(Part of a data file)
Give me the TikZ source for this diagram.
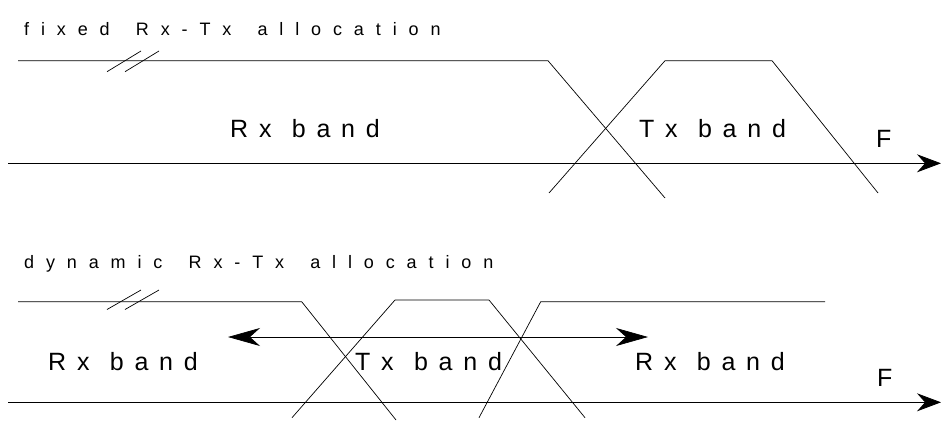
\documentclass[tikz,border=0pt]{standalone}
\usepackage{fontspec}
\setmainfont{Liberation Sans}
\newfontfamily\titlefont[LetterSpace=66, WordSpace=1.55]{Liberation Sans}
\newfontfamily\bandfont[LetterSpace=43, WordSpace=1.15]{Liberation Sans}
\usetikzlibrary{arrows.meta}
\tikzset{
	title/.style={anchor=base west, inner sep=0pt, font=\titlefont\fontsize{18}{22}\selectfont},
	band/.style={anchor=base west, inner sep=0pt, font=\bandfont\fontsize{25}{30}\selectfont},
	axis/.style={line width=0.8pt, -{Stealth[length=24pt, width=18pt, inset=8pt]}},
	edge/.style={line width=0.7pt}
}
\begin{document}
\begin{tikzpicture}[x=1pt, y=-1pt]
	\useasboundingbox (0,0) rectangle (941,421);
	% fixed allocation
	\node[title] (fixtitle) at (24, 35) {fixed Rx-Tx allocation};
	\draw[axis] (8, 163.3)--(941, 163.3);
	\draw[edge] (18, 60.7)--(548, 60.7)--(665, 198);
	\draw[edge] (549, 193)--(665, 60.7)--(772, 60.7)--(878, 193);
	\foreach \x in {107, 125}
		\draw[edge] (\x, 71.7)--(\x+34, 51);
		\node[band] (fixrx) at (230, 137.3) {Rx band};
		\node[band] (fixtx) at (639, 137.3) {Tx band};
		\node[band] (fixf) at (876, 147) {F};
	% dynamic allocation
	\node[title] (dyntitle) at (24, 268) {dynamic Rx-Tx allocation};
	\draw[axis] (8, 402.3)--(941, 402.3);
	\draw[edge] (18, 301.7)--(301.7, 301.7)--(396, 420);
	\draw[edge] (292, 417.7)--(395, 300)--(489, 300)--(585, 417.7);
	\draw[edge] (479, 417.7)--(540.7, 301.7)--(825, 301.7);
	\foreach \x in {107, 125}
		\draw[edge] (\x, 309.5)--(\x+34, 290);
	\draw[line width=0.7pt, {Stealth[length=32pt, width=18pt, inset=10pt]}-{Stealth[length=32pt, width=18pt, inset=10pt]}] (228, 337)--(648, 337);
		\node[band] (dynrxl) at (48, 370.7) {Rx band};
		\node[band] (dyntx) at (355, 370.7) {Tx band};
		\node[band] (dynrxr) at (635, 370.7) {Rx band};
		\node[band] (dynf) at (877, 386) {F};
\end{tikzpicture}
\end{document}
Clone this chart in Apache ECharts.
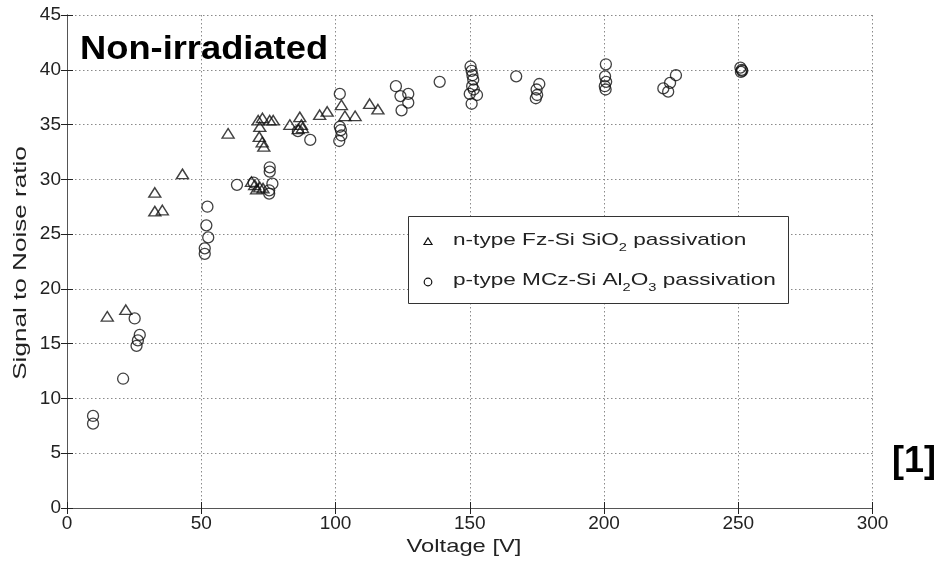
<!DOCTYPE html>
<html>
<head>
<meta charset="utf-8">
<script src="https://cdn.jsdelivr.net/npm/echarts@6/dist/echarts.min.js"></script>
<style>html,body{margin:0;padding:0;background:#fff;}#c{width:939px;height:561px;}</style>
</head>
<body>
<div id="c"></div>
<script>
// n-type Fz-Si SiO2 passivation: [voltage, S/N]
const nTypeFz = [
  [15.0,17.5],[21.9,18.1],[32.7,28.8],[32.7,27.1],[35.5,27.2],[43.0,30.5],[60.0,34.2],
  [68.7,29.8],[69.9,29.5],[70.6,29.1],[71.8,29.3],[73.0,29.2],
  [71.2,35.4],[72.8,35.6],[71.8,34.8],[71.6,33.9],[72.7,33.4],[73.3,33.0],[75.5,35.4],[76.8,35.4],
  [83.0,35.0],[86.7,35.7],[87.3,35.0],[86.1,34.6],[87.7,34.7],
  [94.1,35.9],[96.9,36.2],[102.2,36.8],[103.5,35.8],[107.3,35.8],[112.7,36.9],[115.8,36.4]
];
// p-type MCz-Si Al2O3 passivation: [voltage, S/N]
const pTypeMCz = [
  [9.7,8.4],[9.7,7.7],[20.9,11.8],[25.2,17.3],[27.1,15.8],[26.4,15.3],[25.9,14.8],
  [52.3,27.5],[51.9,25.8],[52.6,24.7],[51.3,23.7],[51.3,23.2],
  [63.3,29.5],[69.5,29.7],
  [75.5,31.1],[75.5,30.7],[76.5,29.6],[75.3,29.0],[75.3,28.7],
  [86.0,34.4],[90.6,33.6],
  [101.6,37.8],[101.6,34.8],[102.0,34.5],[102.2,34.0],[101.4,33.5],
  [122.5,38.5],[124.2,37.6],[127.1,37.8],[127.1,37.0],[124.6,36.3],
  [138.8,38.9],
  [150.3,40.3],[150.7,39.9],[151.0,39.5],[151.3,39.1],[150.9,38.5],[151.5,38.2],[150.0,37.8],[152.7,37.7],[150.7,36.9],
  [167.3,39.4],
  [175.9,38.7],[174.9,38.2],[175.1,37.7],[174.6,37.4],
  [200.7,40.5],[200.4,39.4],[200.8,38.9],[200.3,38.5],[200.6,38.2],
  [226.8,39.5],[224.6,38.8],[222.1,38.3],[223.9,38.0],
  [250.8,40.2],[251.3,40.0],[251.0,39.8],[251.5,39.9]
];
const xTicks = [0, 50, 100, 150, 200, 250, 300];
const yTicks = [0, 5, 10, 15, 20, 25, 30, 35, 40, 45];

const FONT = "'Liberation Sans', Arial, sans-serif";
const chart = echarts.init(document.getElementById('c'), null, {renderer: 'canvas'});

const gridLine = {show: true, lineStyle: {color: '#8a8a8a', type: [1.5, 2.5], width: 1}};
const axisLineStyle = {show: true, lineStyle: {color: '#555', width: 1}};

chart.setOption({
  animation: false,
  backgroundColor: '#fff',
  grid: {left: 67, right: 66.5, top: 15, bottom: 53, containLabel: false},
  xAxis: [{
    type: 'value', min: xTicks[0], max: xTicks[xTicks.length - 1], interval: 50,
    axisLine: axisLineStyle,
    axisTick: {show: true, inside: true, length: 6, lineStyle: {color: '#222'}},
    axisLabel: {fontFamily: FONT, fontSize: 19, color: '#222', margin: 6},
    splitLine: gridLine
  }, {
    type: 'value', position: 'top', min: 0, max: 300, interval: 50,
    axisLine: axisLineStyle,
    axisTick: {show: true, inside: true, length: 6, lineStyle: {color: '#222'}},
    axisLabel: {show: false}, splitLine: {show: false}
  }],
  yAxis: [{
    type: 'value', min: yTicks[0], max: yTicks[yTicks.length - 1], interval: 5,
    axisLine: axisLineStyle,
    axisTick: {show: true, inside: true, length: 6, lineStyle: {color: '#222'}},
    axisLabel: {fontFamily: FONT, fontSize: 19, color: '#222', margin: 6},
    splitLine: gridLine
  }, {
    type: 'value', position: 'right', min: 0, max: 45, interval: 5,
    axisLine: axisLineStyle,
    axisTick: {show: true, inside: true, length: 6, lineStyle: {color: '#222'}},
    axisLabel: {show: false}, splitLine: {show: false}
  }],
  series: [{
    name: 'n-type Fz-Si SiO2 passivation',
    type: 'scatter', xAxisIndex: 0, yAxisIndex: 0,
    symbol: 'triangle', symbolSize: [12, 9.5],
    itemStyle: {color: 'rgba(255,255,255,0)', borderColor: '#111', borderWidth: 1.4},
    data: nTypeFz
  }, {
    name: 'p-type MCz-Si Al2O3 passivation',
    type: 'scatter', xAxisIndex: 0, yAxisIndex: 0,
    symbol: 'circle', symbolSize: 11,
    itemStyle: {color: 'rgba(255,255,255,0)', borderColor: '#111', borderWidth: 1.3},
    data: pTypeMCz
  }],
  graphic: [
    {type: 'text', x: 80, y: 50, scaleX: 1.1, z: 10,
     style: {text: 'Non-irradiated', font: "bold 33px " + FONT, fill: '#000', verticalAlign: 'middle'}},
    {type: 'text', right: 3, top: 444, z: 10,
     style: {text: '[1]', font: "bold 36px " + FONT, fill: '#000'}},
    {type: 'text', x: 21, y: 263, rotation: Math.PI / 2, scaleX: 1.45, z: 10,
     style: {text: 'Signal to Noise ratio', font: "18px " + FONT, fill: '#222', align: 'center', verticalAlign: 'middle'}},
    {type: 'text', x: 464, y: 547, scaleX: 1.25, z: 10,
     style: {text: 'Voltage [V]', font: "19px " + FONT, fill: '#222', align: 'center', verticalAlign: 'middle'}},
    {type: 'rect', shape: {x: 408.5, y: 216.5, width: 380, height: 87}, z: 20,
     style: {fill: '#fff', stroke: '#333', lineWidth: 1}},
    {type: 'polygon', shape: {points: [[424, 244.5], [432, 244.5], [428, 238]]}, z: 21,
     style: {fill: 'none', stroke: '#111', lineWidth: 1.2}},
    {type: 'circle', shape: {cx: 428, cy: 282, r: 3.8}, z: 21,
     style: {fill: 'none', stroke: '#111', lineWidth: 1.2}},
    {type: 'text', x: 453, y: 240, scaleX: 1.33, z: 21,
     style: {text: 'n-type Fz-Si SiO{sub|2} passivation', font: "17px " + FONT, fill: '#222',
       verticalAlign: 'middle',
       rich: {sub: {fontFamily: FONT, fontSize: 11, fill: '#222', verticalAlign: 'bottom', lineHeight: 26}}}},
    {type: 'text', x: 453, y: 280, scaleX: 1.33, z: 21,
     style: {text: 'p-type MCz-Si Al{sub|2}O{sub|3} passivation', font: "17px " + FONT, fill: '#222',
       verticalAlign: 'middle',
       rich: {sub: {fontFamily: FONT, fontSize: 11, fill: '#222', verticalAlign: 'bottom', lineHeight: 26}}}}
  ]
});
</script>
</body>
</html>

WRITTEN PROBLEM =>
Identify the lines in the entries that hold "this" and return each one.

THE SOLUTION =>
Give me the TikZ source for this diagram.
Clone this chart in Apache ECharts.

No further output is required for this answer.